Santino DeFranco, one of his coaches, told him in the corner he had to change the distance or the fight would soon be over.

“Santino, one of my coaches, said in the corner, ‘Hey man, if you want to win this fight, you’re going to have to press him because you’re not going to survive those kicks,’” Cejudo said.

Cejudo instinctively knew that as well, and in one of those moves that separate the elite from the rest, Cejudo did exactly what he had to do.

He cut the range on Moraes in the second, eliminated the kicks as a problem and began his own offense.

Henry Cejudo punches Marlon Moraes during UFC 238 at the United Center on June 8, 2019 in Chicago. (Getty Images)
Henry Cejudo punches Marlon Moraes during UFC 238 at the United Center on June 8, 2019 in Chicago. (Getty Images)

All of it was enabled by Moraes, who appeared winded by the midpoint of the second. Fighting is often a game of poker and Moraes showed on his face that the pressure was getting to him.

When you’ve climbed to the heights that Cejudo has reached, you don’t miss those kinds of signs.

“The finishing touch was his demeanor,” Cejudo said. “He was showing me in his face [that he was in trouble.]”

Cejudo caught Moraes with a couple of knees that probably switched the fight in his favor for good. The crowd of 16,083 roared its approval and Cejudo’s pace quickened.

Moraes was downcast, because he believed he’d strayed from coach Mark Henry’s game plan. He said Henry urged him not to turn the fight into a brawl and that he did that.

“My mistakes cost me this fight,” he said softly, his eyes looking down. “I didn’t listen to my coaches and that cost me.”

Moraes entered the fight on a 17-1 streak, and he could easily be the bantamweight champion right now, because he had Cejudo on the verge of going out.

Cejudo, though, has been through much more, both in life and in sports. He grew up amid extreme poverty in South Central Los Angeles and had next to no relationship with his father.

He missed weight in his UFC debut and, stunned, called matchmaker Sean Shelby and told him he was retiring.
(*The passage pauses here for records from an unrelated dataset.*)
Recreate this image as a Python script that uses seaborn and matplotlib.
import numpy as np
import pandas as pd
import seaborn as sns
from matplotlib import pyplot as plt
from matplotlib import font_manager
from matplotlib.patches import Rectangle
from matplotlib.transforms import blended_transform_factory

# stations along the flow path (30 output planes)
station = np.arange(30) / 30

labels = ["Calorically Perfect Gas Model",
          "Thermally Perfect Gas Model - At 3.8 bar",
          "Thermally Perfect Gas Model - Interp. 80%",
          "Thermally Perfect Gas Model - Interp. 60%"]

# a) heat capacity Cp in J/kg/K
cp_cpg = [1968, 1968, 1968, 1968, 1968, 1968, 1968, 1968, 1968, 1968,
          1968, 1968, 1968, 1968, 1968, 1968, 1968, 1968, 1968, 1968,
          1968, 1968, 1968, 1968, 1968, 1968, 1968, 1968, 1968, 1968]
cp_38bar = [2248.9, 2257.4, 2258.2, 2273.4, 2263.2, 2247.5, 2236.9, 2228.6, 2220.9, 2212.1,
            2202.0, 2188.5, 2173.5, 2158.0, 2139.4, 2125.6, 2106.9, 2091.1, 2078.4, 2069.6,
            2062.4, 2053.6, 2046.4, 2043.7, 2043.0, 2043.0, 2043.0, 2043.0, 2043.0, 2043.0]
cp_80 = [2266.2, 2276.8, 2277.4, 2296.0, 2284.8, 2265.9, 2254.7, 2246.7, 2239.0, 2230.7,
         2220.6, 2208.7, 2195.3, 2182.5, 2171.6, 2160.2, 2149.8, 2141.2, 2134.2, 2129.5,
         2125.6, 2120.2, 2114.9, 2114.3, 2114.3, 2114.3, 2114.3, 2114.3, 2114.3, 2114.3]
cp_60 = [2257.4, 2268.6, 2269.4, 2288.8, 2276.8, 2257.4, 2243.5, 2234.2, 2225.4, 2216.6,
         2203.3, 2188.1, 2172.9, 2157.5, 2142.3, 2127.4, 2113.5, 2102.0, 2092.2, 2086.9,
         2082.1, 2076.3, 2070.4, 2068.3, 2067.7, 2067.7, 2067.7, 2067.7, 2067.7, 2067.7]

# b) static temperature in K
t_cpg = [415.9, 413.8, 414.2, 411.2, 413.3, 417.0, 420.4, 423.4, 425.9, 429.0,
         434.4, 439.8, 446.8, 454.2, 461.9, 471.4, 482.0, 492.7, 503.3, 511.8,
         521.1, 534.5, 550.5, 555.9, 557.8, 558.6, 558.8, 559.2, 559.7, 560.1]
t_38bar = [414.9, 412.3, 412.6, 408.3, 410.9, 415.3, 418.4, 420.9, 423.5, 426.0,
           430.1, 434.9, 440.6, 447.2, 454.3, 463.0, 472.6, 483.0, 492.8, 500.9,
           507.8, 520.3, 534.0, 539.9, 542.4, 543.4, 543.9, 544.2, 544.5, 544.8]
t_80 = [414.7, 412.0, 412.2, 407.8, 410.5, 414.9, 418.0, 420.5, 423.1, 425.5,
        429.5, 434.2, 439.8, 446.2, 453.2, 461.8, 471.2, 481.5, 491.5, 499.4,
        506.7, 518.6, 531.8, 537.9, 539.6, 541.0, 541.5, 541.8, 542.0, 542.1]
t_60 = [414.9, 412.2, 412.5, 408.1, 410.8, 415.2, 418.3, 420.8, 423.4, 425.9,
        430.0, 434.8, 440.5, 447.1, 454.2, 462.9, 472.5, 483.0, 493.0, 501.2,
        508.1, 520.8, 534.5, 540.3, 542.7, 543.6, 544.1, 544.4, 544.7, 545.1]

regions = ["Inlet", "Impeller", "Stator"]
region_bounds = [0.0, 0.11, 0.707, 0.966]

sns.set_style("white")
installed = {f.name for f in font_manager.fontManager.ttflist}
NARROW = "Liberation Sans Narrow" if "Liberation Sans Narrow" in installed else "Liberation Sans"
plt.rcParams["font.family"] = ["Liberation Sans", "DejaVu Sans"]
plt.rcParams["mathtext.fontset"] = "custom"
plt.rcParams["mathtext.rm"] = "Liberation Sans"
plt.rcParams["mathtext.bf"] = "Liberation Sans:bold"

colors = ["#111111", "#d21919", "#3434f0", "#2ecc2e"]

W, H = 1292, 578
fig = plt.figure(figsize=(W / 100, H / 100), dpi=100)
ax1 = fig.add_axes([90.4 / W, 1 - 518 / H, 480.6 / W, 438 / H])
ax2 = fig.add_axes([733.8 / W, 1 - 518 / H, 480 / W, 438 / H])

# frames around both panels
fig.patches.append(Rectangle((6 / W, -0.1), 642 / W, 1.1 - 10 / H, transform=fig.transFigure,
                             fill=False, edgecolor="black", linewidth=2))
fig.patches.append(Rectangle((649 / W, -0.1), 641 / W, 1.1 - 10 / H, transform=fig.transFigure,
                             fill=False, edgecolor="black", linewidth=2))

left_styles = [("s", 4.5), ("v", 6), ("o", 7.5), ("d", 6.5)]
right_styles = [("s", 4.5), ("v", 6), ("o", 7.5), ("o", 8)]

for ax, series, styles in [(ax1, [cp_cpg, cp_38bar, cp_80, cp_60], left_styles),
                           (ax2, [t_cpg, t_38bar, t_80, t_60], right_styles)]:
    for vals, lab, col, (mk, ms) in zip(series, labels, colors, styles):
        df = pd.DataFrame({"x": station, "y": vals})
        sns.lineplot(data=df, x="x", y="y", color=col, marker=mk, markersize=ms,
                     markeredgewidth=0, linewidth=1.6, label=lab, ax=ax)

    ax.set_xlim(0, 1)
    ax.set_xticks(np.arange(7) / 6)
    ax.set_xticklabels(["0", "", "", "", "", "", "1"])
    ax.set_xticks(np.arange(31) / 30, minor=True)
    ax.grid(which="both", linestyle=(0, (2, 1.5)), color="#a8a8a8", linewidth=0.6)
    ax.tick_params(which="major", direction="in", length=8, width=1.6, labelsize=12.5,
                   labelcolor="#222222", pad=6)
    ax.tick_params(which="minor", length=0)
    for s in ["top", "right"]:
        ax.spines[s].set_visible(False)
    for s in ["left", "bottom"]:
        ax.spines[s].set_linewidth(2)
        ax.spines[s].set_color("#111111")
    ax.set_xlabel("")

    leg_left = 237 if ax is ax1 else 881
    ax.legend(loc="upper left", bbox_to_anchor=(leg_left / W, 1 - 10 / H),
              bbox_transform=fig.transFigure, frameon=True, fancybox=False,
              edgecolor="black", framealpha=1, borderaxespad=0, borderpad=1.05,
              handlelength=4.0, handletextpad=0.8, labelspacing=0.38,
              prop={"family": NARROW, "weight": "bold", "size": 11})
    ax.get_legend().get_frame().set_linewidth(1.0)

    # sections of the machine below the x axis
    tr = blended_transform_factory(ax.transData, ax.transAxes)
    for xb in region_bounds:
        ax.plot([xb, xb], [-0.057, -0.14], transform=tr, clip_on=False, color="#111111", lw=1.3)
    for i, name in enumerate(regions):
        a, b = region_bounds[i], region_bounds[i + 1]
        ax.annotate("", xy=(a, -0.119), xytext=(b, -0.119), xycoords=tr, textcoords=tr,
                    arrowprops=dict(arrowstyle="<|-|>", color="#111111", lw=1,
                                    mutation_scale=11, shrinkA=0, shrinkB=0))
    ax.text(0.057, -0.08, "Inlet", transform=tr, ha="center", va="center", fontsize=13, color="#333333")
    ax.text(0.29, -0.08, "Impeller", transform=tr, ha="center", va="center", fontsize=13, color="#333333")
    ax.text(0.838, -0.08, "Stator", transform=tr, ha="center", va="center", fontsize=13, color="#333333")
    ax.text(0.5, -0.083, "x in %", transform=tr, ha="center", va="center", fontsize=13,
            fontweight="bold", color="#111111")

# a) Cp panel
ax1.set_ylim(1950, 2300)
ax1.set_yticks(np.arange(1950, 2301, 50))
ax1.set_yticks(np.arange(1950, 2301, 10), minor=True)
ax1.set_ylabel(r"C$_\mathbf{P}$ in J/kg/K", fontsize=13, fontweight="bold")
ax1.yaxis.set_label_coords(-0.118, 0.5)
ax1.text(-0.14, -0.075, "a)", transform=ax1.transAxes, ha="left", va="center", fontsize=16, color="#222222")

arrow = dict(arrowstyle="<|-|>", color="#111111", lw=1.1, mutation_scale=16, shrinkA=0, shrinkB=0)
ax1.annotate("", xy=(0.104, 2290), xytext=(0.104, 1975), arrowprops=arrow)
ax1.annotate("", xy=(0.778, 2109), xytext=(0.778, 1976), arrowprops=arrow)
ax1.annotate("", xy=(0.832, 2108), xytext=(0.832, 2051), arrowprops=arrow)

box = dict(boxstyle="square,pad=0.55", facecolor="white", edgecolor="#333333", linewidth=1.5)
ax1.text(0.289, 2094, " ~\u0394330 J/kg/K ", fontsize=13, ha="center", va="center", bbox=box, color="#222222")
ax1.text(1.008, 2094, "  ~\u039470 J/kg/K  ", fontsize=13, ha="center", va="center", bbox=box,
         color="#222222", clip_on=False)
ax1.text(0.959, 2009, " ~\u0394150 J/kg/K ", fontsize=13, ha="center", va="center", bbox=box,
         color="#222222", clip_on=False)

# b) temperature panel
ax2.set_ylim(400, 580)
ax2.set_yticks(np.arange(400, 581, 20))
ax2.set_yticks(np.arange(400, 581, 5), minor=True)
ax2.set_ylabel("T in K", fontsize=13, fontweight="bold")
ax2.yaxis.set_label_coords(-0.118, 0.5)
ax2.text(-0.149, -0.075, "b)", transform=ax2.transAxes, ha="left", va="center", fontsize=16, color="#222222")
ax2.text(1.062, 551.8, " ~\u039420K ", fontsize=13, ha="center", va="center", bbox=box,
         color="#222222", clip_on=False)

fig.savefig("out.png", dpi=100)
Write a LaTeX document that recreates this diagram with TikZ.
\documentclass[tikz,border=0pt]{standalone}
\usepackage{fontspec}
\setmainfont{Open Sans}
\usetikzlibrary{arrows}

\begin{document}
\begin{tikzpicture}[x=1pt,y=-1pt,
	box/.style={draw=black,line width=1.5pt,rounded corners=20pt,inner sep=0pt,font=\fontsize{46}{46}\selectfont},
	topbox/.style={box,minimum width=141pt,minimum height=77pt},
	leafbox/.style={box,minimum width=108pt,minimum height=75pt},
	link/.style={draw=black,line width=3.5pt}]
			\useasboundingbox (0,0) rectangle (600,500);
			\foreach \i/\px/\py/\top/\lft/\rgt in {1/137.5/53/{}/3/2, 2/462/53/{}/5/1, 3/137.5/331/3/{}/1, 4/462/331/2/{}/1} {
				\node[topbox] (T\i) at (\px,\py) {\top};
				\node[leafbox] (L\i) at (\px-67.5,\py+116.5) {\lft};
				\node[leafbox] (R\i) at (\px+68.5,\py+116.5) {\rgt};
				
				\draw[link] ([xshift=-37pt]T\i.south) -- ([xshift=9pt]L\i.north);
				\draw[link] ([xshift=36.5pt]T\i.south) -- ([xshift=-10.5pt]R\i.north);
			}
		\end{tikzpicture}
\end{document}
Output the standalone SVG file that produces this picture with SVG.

He left Sacramento and flew home to Arizona, where he didn’t speak to anyone for two weeks. But he didn’t win an Olympic gold medal by being a quitter. As he thought about it, he became embarrassed at his failure and decided he wanted to prove himself.

He called Shelby and told him he wanted to fight again.

It was a process, but Cejudo slowly made his way back to the top.

In his last three fights over 10 months, he’s beaten Demetrious Johnson, who was widely regarded as the best fighter in the world, to capture the flyweight belt. Then he knocked out T.J. Dillashaw, the bantamweight champion who was moving down to go after a second belt, in 32 seconds. Dillashaw was ranked fourth pound-for-pound. And on Saturday, he took out Moraes, who is a former World Series of Fighting champion and a vicious KO artist.

It’s a run as impressive as any in UFC history over such a short span, and prompted Cejudo to label himself the greatest combat sports athlete of all time.

White rolled his eyes at that suggestion.

“Wouldn’t Jon Jones be the best combat sports athlete of all-time?” White said. “It’s tough to call yourself the greatest right now, let alone the greatest to ever live. I like his spirit, though.”

He makes it fun. Because Moraes’ nickname is “Magic,” Cejudo wore a crown and a cape and pulled items out of a hat at Thursday’s media day. He’s taken to calling himself the “King of Cringe,” and as he was leaving the postfight news conference Saturday in a wheelchair, he was yelling to media members to “embrace the cringe.”

We’ll see about embracing the cringe.

But embracing that run he’s on? Oh yeah, 100 percent. That is the kind of stuff that gets talked about for years. And that is something that is easy to embrace.